__Exercise task__: Omit every picture and return the rest of the data unaltered.
— start —
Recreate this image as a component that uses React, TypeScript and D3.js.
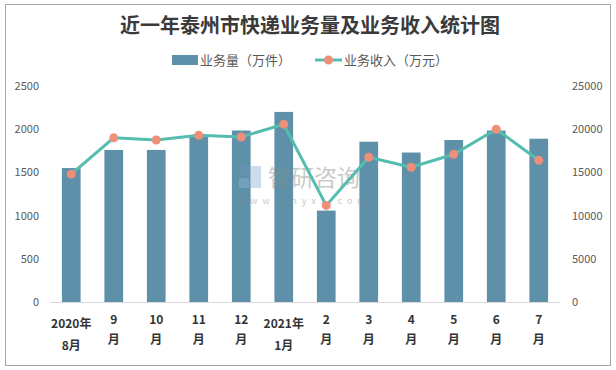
import React from "react";
import * as d3 from "d3";

const categories: string[][] = [
  ["2020年", "8月"], ["9", "月"], ["10", "月"], ["11", "月"], ["12", "月"],
  ["2021年", "1月"], ["2", "月"], ["3", "月"], ["4", "月"], ["5", "月"], ["6", "月"], ["7", "月"],
];
const volume = [1550, 1760, 1760, 1910, 1985, 2200, 1058, 1855, 1730, 1875, 1985, 1890];
const revenue = [14800, 19000, 18750, 19300, 19100, 20580, 11180, 16750, 15600, 17100, 20000, 16400];
const leftTicks = [0, 500, 1000, 1500, 2000, 2500];
const rightTicks = [0, 5000, 10000, 15000, 20000, 25000];
const title = "近一年泰州市快递业务量及业务收入统计图";
const legendBar = "业务量（万件）";
const legendLine = "业务收入（万元）";

const W = 616, H = 370;
const BAR = "#5e91a9";
const LINE = "#55bcb0";
const DOT = "#ee9079";
const FONT = "'Noto Sans CJK SC', 'Noto Sans', sans-serif";

export default function App() {
  const x = d3.scaleBand<number>().domain(d3.range(12)).range([50, 560]).padding(0);
  const yL = d3.scaleLinear().domain([0, 2500]).range([302, 86]);
  const yR = d3.scaleLinear().domain([0, 25000]).range([302, 86]);
  const bw = x.bandwidth() * 0.44;
  const cx = (i: number) => (x(i) as number) + x.bandwidth() / 2;
  const line = d3.line<number>().x((_, i) => cx(i)).y((d) => yR(d));

  return (
    <svg width={W} height={H} style={{ position: "absolute", left: 0, top: 0, background: "#fff" }} fontFamily={FONT}>
      <rect x={5.5} y={4.5} width={605} height={361} fill="#fff" stroke="#a6a6a6" strokeWidth={1} />
      <text x={310} y={33} textAnchor="middle" fontSize={20} fontWeight="bold" fill="#3a3a3a">{title}</text>
      {/* legend */}
      <rect x={172} y={55} width={26} height={10} fill={BAR} />
      <text x={200} y={65} fontSize={13} fill="#595959">{legendBar}</text>
      <line x1={315} x2={342} y1={60} y2={60} stroke={LINE} strokeWidth={3} />
      <circle cx={328.5} cy={60} r={4.5} fill={DOT} />
      <text x={344} y={65} fontSize={13} fill="#595959">{legendLine}</text>
      {/* axis line */}
      <line x1={50} x2={560} y1={302.5} y2={302.5} stroke="#d9d9d9" strokeWidth={1} />
      {leftTicks.map((t) => (
        <text key={"l" + t} x={39} y={yL(t) + 4} textAnchor="end" fontSize={11} fill="#595959">{t}</text>
      ))}
      {rightTicks.map((t) => (
        <text key={"r" + t} x={572} y={yR(t) + 4} textAnchor="start" fontSize={11} fill="#595959">{t}</text>
      ))}
      {volume.map((v, i) => (
        <rect key={"b" + i} x={cx(i) - bw / 2} y={yL(v)} width={bw} height={yL(0) - yL(v)} fill={BAR} />
      ))}
      {/* watermark */}
      <g opacity={0.45}>
        <rect x={239} y={166} width={10} height={10} fill="#6f8fb8" />
        <rect x={251} y={166} width={10} height={22} fill="#8fb3d9" />
        <rect x={239} y={178} width={10} height={10} fill="#8fb3d9" />
        <text x={268} y={186} fontSize={23} fill="#8a8a8a">智研咨询</text>
        <text x={238} y={204} fontSize={9} fill="#8a8a8a" letterSpacing={5}>www.chyxx.com</text>
      </g>
      <path d={line(revenue) || ""} fill="none" stroke={LINE} strokeWidth={3} />
      {revenue.map((v, i) => (
        <circle key={"p" + i} cx={cx(i)} cy={yR(v)} r={4.5} fill={DOT} />
      ))}
      {categories.map((c, i) => {
        const twoLong = c[0].length > 2;
        return (
          <g key={"c" + i} fontSize={12} fontWeight="bold" fill="#333" textAnchor="middle">
            <text x={cx(i)} y={twoLong ? 328 : 324}>{c[0]}</text>
            <text x={cx(i)} y={twoLong ? 350 : 344}>{c[1]}</text>
          </g>
        );
      })}
    </svg>
  );
}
— end —
__Expected answer__:
Recreate this image as a component that uses React, TypeScript and D3.js.
import React from "react";
import * as d3 from "d3";

const categories: string[][] = [
  ["2020年", "8月"], ["9", "月"], ["10", "月"], ["11", "月"], ["12", "月"],
  ["2021年", "1月"], ["2", "月"], ["3", "月"], ["4", "月"], ["5", "月"], ["6", "月"], ["7", "月"],
];
const volume = [1550, 1760, 1760, 1910, 1985, 2200, 1058, 1855, 1730, 1875, 1985, 1890];
const revenue = [14800, 19000, 18750, 19300, 19100, 20580, 11180, 16750, 15600, 17100, 20000, 16400];
const leftTicks = [0, 500, 1000, 1500, 2000, 2500];
const rightTicks = [0, 5000, 10000, 15000, 20000, 25000];
const title = "近一年泰州市快递业务量及业务收入统计图";
const legendBar = "业务量（万件）";
const legendLine = "业务收入（万元）";

const W = 616, H = 370;
const BAR = "#5e91a9";
const LINE = "#55bcb0";
const DOT = "#ee9079";
const FONT = "'Noto Sans CJK SC', 'Noto Sans', sans-serif";

export default function App() {
  const x = d3.scaleBand<number>().domain(d3.range(12)).range([50, 560]).padding(0);
  const yL = d3.scaleLinear().domain([0, 2500]).range([302, 86]);
  const yR = d3.scaleLinear().domain([0, 25000]).range([302, 86]);
  const bw = x.bandwidth() * 0.44;
  const cx = (i: number) => (x(i) as number) + x.bandwidth() / 2;
  const line = d3.line<number>().x((_, i) => cx(i)).y((d) => yR(d));

  return (
    <svg width={W} height={H} style={{ position: "absolute", left: 0, top: 0, background: "#fff" }} fontFamily={FONT}>
      <rect x={5.5} y={4.5} width={605} height={361} fill="#fff" stroke="#a6a6a6" strokeWidth={1} />
      <text x={310} y={33} textAnchor="middle" fontSize={20} fontWeight="bold" fill="#3a3a3a">{title}</text>
      {/* legend */}
      <rect x={172} y={55} width={26} height={10} fill={BAR} />
      <text x={200} y={65} fontSize={13} fill="#595959">{legendBar}</text>
      <line x1={315} x2={342} y1={60} y2={60} stroke={LINE} strokeWidth={3} />
      <circle cx={328.5} cy={60} r={4.5} fill={DOT} />
      <text x={344} y={65} fontSize={13} fill="#595959">{legendLine}</text>
      {/* axis line */}
      <line x1={50} x2={560} y1={302.5} y2={302.5} stroke="#d9d9d9" strokeWidth={1} />
      {leftTicks.map((t) => (
        <text key={"l" + t} x={39} y={yL(t) + 4} textAnchor="end" fontSize={11} fill="#595959">{t}</text>
      ))}
      {rightTicks.map((t) => (
        <text key={"r" + t} x={572} y={yR(t) + 4} textAnchor="start" fontSize={11} fill="#595959">{t}</text>
      ))}
      {volume.map((v, i) => (
        <rect key={"b" + i} x={cx(i) - bw / 2} y={yL(v)} width={bw} height={yL(0) - yL(v)} fill={BAR} />
      ))}
      {/* watermark */}
      <g opacity={0.45}>
        <rect x={239} y={166} width={10} height={10} fill="#6f8fb8" />
        <rect x={251} y={166} width={10} height={22} fill="#8fb3d9" />
        <rect x={239} y={178} width={10} height={10} fill="#8fb3d9" />
        <text x={268} y={186} fontSize={23} fill="#8a8a8a">智研咨询</text>
        <text x={238} y={204} fontSize={9} fill="#8a8a8a" letterSpacing={5}>www.chyxx.com</text>
      </g>
      <path d={line(revenue) || ""} fill="none" stroke={LINE} strokeWidth={3} />
      {revenue.map((v, i) => (
        <circle key={"p" + i} cx={cx(i)} cy={yR(v)} r={4.5} fill={DOT} />
      ))}
      {categories.map((c, i) => {
        const twoLong = c[0].length > 2;
        return (
          <g key={"c" + i} fontSize={12} fontWeight="bold" fill="#333" textAnchor="middle">
            <text x={cx(i)} y={twoLong ? 328 : 324}>{c[0]}</text>
            <text x={cx(i)} y={twoLong ? 350 : 344}>{c[1]}</text>
          </g>
        );
      })}
    </svg>
  );
}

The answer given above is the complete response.